[begin Extracted data]

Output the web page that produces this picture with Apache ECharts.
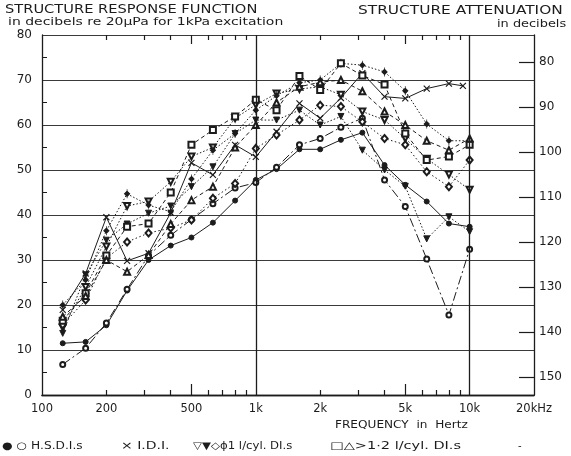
<!DOCTYPE html>
<html>
<head>
<meta charset="utf-8">
<script src="https://cdn.jsdelivr.net/npm/echarts@6/dist/echarts.min.js"></script>
<style>
  html, body { margin: 0; padding: 0; background: #fff; }
  #chart { width: 571px; height: 456px; }
</style>
</head>
<body>
<div id="chart"></div>
<script>
// One-third-octave band centres (Hz)
const freqHz = [125, 160, 200, 250, 315, 400, 500, 630, 800, 1000, 1250, 1600, 2000, 2500, 3150, 4000, 5000, 6300, 8000, 10000];

// H.S.D.I. engines
const hsdiFilled = [11.5, 11.8, 15.5, 23.2, 30.0, 33.2, 35.0, 38.3, 43.2, 47.8, 50.2, 54.6, 54.6, 56.7, 58.3, 51.1, 46.7, 43.0, 38.1, 37.4];
const hsdiOpen   = [6.8, 10.4, 16.0, 23.5, 31.0, 35.5, 39.0, 42.5, 46.0, 47.2, 50.6, 55.6, 57.0, 59.5, 61.5, 47.8, 41.9, 30.2, 17.8, 32.4];

// I.D.I. engine (own band list, last reading near 9 kHz)
const idiFreqHz = [125, 160, 200, 250, 315, 400, 500, 630, 800, 1000, 1250, 1600, 2000, 2500, 3150, 4000, 5000, 6300, 8000, 9300];
const idiValues = [18.9, 27.0, 39.5, 29.8, 31.5, 40.5, 51.6, 48.9, 55.6, 52.9, 58.5, 64.8, 61.5, 66.0, 71.5, 66.3, 65.9, 68.1, 69.2, 68.7];

// 1 l/cyl D.I. engines
const diOneOpenTri   = [15.0, 24.0, 33.0, 42.0, 43.0, 47.4, 53.0, 55.0, 61.5, 64.5, 67.0, 68.0, 68.5, 66.7, 63.0, 61.1, 57.0, 52.5, 49.0, 45.6];
const diOneFilledTri = [13.7, 26.7, 34.4, 38.0, 40.4, 42.0, 46.3, 50.7, 58.1, 61.1, 61.1, 63.3, 60.0, 61.9, 54.4, 50.0, 46.4, 34.7, 39.6, 36.3];
const diOneDiamond   = [15.6, 21.1, 30.4, 34.0, 36.0, 37.1, 38.9, 43.7, 47.0, 54.8, 57.8, 61.1, 64.4, 64.1, 60.7, 57.0, 55.6, 49.6, 46.3, 52.2];
const diOnePhi       = [20.0, 25.6, 36.5, 44.7, 42.2, 40.7, 48.0, 54.4, 58.1, 63.3, 66.5, 69.4, 70.0, 73.7, 73.3, 71.8, 67.6, 60.2, 56.5, 56.5];

// >1.2 l/cyl D.I. engines
const diBigSquare   = [16.5, 22.6, 31.0, 37.4, 38.1, 45.0, 55.6, 58.9, 61.9, 65.6, 63.3, 70.9, 67.8, 73.7, 71.0, 69.0, 58.1, 52.2, 53.0, 55.6];
const diBigTriangle = [17.4, 22.0, 30.0, 27.4, 31.1, 38.0, 43.3, 46.3, 55.0, 60.0, 65.0, 68.5, 69.5, 70.0, 67.5, 63.0, 60.0, 56.5, 54.4, 57.0];

// Axis ticks and labels
const responseTicks = [0, 10, 20, 30, 40, 50, 60, 70, 80];
const responseHalfTicks = [5, 15, 25, 35, 45, 55, 65, 75];
const attenuationTicks = [80, 90, 100, 110, 120, 130, 140, 150];
const freqLabelValues = [100, 200, 500, 1000, 2000, 5000, 10000, 20000];
const freqLabelText = ['100', '200', '500', '1k', '2k', '5k', '10k', '20kHz'];
const minorFreqTicks = [200, 300, 400, 600, 700, 800, 900, 2000, 3000, 4000, 6000, 7000, 8000, 9000];
const longFreqTicks = [500, 5000];
const dividerFreqs = [1000, 10000];

const INK = '#1c1c1c';
const FONT = 'DejaVu Sans';
const F_MIN = 100, F_MAX = 20000;

const pairs = (xs, ys) => xs.map((x, i) => [x, ys[i]]);

function curve(name, xs, ys, symbol, lineType, extra) {
  return Object.assign({
    name: name,
    type: 'line',
    data: pairs(xs, ys),
    symbol: symbol,
    symbolSize: 5,
    showAllSymbol: true,
    lineStyle: { color: INK, width: 1, type: lineType },
    itemStyle: { color: INK, borderColor: INK, borderWidth: 1 },
    emphasis: { disabled: true },
    silent: true,
    animation: false
  }, extra || {});
}

const labelFor = v => {
  const i = freqLabelValues.findIndex(f => Math.abs(f - v) / f < 1e-6);
  return i >= 0 ? freqLabelText[i] : '';
};

// Tick-only companion axes laid out on log10(frequency), same span as the data axis
function tickAxis(position, ticks, tickLen) {
  return {
    type: 'value', min: Math.log10(F_MIN), max: Math.log10(F_MAX), position: position,
    axisLine: { show: false },
    axisTick: { show: true, inside: true, length: tickLen, customValues: ticks.map(Math.log10), lineStyle: { color: INK, width: 1.2 } },
    axisLabel: { show: false },
    splitLine: { show: false }
  };
}

const chart = echarts.init(document.getElementById('chart'), null, { renderer: 'canvas' });

const textStyle = (size) => ({ fill: INK, font: size + 'px "' + FONT + '"' });
const label = (text, x, y, size, scaleX) =>
  ({ type: 'text', x: x, y: y, scaleX: scaleX, style: Object.assign({ text: text }, textStyle(size)) });

chart.setOption({
  animation: false,
  backgroundColor: '#fff',
  grid: { left: 42, right: 37, top: 35, bottom: 61, containLabel: false },
  xAxis: [
    {
      type: 'log', logBase: 10, min: F_MIN, max: F_MAX, position: 'bottom',
      axisLine: { show: true, lineStyle: { color: INK, width: 1.3 } },
      axisTick: { show: false },
      axisLabel: { show: true, customValues: freqLabelValues, formatter: labelFor, color: INK, fontFamily: FONT, fontSize: 11.5, margin: 8 },
      splitLine: { show: false },
      minorTick: { show: false }
    },
    {
      type: 'log', logBase: 10, min: F_MIN, max: F_MAX, position: 'top',
      axisLine: { show: true, lineStyle: { color: INK, width: 1.3 } },
      axisTick: { show: false }, axisLabel: { show: false }, splitLine: { show: false }
    },
    tickAxis('bottom', minorFreqTicks, 5),
    tickAxis('top', minorFreqTicks, 5),
    tickAxis('bottom', longFreqTicks, 11),
    tickAxis('top', longFreqTicks, 9)
  ],
  yAxis: [
    {
      type: 'value', min: 0, max: 80, interval: 10, position: 'left',
      axisLine: { show: true, lineStyle: { color: INK, width: 1.3 } },
      axisTick: { show: false },
      axisLabel: { color: INK, fontFamily: FONT, fontSize: 12, margin: 10, customValues: responseTicks },
      splitLine: { show: true, lineStyle: { color: '#3a3a3a', width: 1.2 } }
    },
    {
      type: 'value', min: 74, max: 154, inverse: true, position: 'right',
      axisLine: { show: true, lineStyle: { color: INK, width: 1.3 } },
      axisTick: { show: true, inside: true, length: 15, customValues: attenuationTicks, lineStyle: { color: INK, width: 1.2 } },
      axisLabel: { color: INK, fontFamily: FONT, fontSize: 12, margin: 5, customValues: attenuationTicks },
      splitLine: { show: false }
    },
    {
      type: 'value', min: 0, max: 80, position: 'left',
      axisLine: { show: false },
      axisTick: { show: true, inside: true, length: 5, customValues: responseHalfTicks, lineStyle: { color: INK, width: 1 } },
      axisLabel: { show: false },
      splitLine: { show: false }
    }
  ],
  series: [
    curve('H.S.D.I. (filled)', freqHz, hsdiFilled, 'circle', 'solid', {
      markLine: {
        silent: true, symbol: 'none', label: { show: false },
        lineStyle: { color: INK, type: 'solid', width: 1.3 },
        data: dividerFreqs.map(f => ({ xAxis: f }))
      }
    }),
    curve('H.S.D.I. (open)', freqHz, hsdiOpen, 'emptyCircle', [9, 3, 2, 3]),
    curve('I.D.I.', idiFreqHz, idiValues, 'path://M0,0L10,10M10,0L0,10', 'solid', {
      symbolSize: 6,
      itemStyle: { color: INK, borderColor: INK, borderWidth: 1.2 }
    }),
    curve('1 l/cyl D.I. (open)', freqHz, diOneOpenTri, 'emptyTriangle', [1.5, 2], { symbolRotate: 180, symbolSize: 6 }),
    curve('1 l/cyl D.I. (filled)', freqHz, diOneFilledTri, 'triangle', [1.5, 2], { symbolRotate: 180, symbolSize: 6 }),
    curve('1 l/cyl D.I. (diamond)', freqHz, diOneDiamond, 'emptyDiamond', [1.5, 2.5], { symbolSize: [6, 7] }),
    curve('1 l/cyl D.I. (phi)', freqHz, diOnePhi, 'path://M5,0L5,14M5,3L8,7L5,11L2,7Z', [1.5, 2], { symbolSize: [5, 9] }),
    curve('>1.2 l/cyl D.I. (square)', freqHz, diBigSquare, 'emptyRect', [4, 3], { symbolSize: 6 }),
    curve('>1.2 l/cyl D.I. (triangle)', freqHz, diBigTriangle, 'emptyTriangle', [4, 3], { symbolSize: 6 })
  ],
  graphic: [
    label('STRUCTURE RESPONSE FUNCTION', 5, 4, 12, 1.22),
    label('in decibels re 20μPa for 1kPa excitation', 8, 17, 10.5, 1.33),
    label('STRUCTURE ATTENUATION', 358, 5, 12, 1.28),
    label('in decibels', 497, 19, 10.5, 1.23),
    label('FREQUENCY  in  Hertz', 335, 420, 11, 1.1),
    label('● ○ H.S.D.I.s', 2, 441, 10, 1.22),
    label('× I.D.I.', 121, 441, 10, 1.4),
    label('▽▼◇ϕ1 l/cyl. DI.s', 193, 441, 10, 1.17),
    label('□△>1·2 l/cyl. DI.s', 330, 441, 10, 1.45),
    label('-', 518, 441, 10, 1)
  ]
});
</script>
</body>
</html>
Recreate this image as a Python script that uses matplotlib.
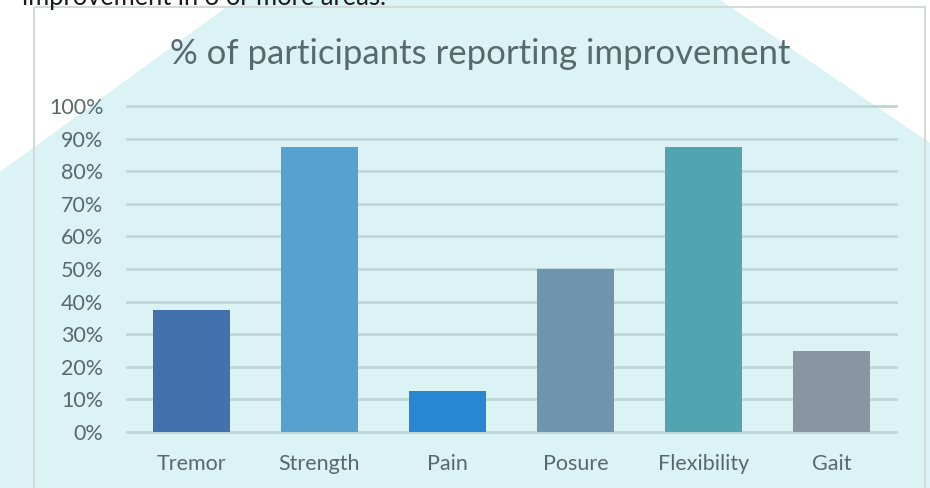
import matplotlib
matplotlib.use('Agg')
import matplotlib.pyplot as plt
from matplotlib.patches import Polygon, Rectangle
import numpy as np

categories = ['Tremor', 'Strength', 'Pain', 'Posure', 'Flexibility', 'Gait']
values = [0.375, 0.875, 0.125, 0.50, 0.875, 0.25]
bar_colors = ['#4371ad', '#57a1cf', '#2787d3', '#7094ad', '#50a5b0', '#8a95a3']
yticks = np.arange(0, 1.01, 0.1)
ytick_labels = ['%d%%' % round(t * 100) for t in yticks]

W, H = 930, 488
text_col = '#566a6c'
plt.rcParams['font.family'] = ['Lato', 'DejaVu Sans']

fig = plt.figure(figsize=(W / 100, H / 100), dpi=100)
fig.patch.set_facecolor('white')

# background layer in pixel coords (y from top)
bg = fig.add_axes([0, 0, 1, 1], zorder=-1)
bg.set_xlim(0, W)
bg.set_ylim(H, 0)
bg.axis('off')
hexagon = [(236, 0), (720, 0), (930, 143), (930, 488), (0, 488), (0, 172)]
bg.add_patch(Polygon(hexagon, closed=True, facecolor='#dcf3f5', edgecolor='none'))
bg.add_patch(Rectangle((34, 7), 925 - 34, 500, fill=False,
                       edgecolor='#d4d9d9', linewidth=1.5))
# cut-off paragraph text above the chart
bg.text(22, 5, 'improvement in 3 or more areas.', fontsize=18.4,
        color='#1c1c1c', va='baseline', ha='left')
bg.text(480, 54, '% of participants reporting improvement',
        fontsize=25, color=text_col, ha='center', va='center')

ax = fig.add_axes([127 / W, 1 - 432 / H, (896 - 127) / W, (432 - 106) / H])
ax.patch.set_alpha(0)
x = np.arange(len(categories))
ax.bar(x, values, width=0.6, color=bar_colors, zorder=3)
ax.set_xlim(-0.5, len(categories) - 0.5)
ax.set_ylim(0, 1.0)
ax.set_yticks(yticks)
ax.set_yticklabels(ytick_labels)
ax.set_xticks(x)
ax.set_xticklabels(categories)
for s in ax.spines.values():
    s.set_visible(False)
ax.tick_params(axis='y', length=0, pad=17, labelsize=15.5, labelcolor=text_col)
ax.tick_params(axis='x', length=0, pad=16, labelsize=15.5, labelcolor=text_col)
for t in yticks:
    ax.axhline(t, color='#bfd6d9', linewidth=2, zorder=1, clip_on=False)

plt.savefig('out.png', dpi=100)
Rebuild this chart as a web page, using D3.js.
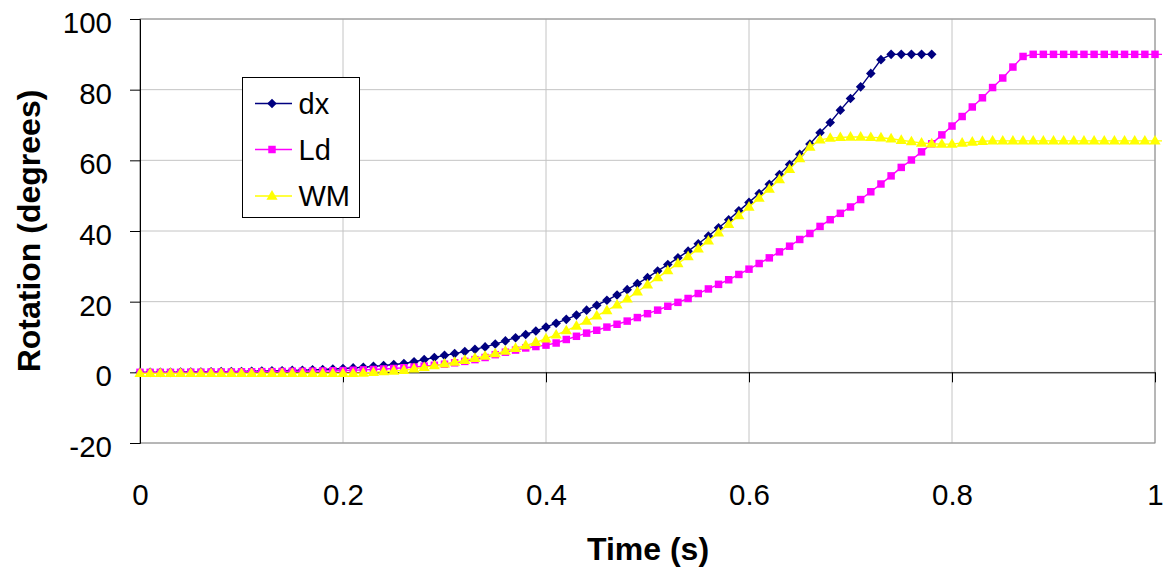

[end Extracted data]

• Given instruction: Pick out each line containing the string "that" and copy it.

• Worked answer:
Output the web page that produces this picture with Apache ECharts.
Recreate this image as a Python script that uses matplotlib.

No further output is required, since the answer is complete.